INTJ and Indian - Navigating Leadership and Labelling
- Aparajita Sihag
- May 27, 2025
- 3 min read
All my life, I have felt a quiet discomfort of being different. Of not being able to find joy and enthusiasm in conversations that most people would. Of finding the process of exchanging social pleasantries exhausting. Of feeling sad when my soft reserve is mistaken for cold withdrawal or worse, contempt. Growing up, I often felt awkward or that I was "trying too hard" in my attempts at being social. I feel I have gotten better at it although most days I still look for validation from my partner if I was okay.
This does not mean that I am unable to empathize or form close relationships. Tête-à-tête? You've got it. But the "frothy layer of fluff" that one has to navigate before a conversation becomes real - that's where I lose interest. The issue is that, for most people, navigating this layer of fluff is crucial to establishing a rapport. I, on the other hand, have to consciously remind myself that this is how most people operate and it's not equal to being shallow.
Being an HR professional has a unique perk - it exposes one to personality profiles and psychometric tools. Tools that can help understand oneself and others better. One such tool is MBTI.
When I first took the MBTI a couple of years ago and landed in the INTJ quadrant, it felt... familiar. Like someone had finally named the lens through which I’ve been viewing the world all along.

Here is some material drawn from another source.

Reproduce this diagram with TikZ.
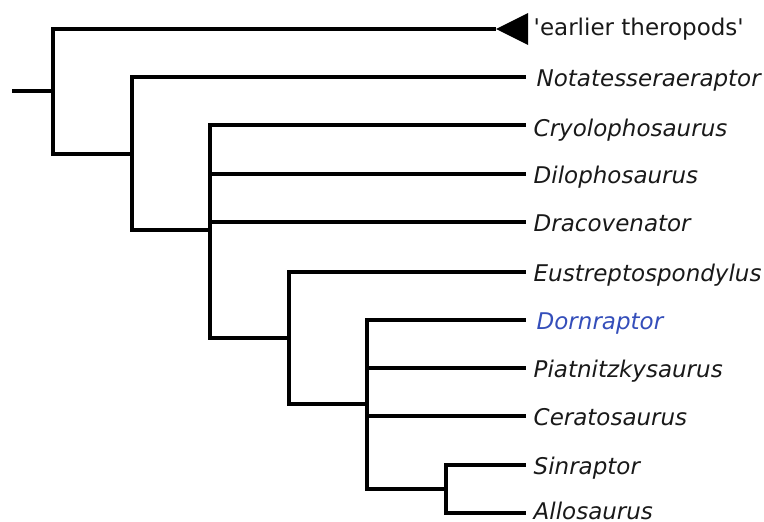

INTJ women make up less than 1% of the population. That makes us statistically rare - but what’s rarer still is being an INTJ woman navigating Indian social and professional spaces where women are expected to operate through warmth, tact, and enthusiasm.
I process the world through systems and structures. I feel deeply, but I rarely act on feeling alone - I pause, examine, decode. Even my most intense emotions are something I tend to sit with and analyze. It’s not suppression. It’s just how I find meaning in them.
My partner has a running joke about this. Sometimes, after watching a movie together, he’ll ask casually, “So, what would you rate it?” And I’ll pause. I have an emotional reaction, but I instinctively start evaluating - was it well-written? What was the director trying to say? How did it handle pacing, symbolism, narrative arc? That moment of deep thinking for a seemingly simple question amuses him every time. It's small, but it captures something essential about me. I don’t throw opinions around lightly. I like to stand by what I say. Even in leadership, I try not to react - I pause, reflect, and then respond. And that difference matters.
Leadership, however, can sometimes be about presence before purpose. Over the years, I’ve learned to do the social dance. I’ve learned to manage my energy and read others' in social settings. And I think I do it well. But it takes effort. I don’t operate on autopilot in social spaces the way some others do. My recharge doesn’t come from being around people - it comes after I’ve been around people.
From classrooms to boardrooms - the challenges remain the same. Do I notice that sometimes, charisma is rewarded before clarity? Yes. That being vocal can be mistaken for being visionary? Yes. And that in certain rooms, quiet confidence can be misread as passivity or aloofness? Absolutely yes.
But I’ve come to realize that there’s more than one way to lead. Strategy is leadership. Listening is leadership. Redesigning how people learn, grow, and show up at work is leadership.
This reflection isn’t about boxing myself into four letters. It’s about understanding how I move through the world. Why I lead the way I do. Why I prefer one deep conversation over ten superficial ones. Why I trust my inner compass more than popular consensus. It’s about learning to translate internal logic into external impact without losing or erasing myself in the process.
What helps me stay rooted is this: I don’t need to become someone else to succeed. I need to create environments where my strengths - as an INTJ, as an Indian woman, and as someone who thinks deeply before she speaks - can do their best work. That I have the power to carve my own, unique leadership signature through acceptance, empathy, and kindness - as much towards myself as towards others.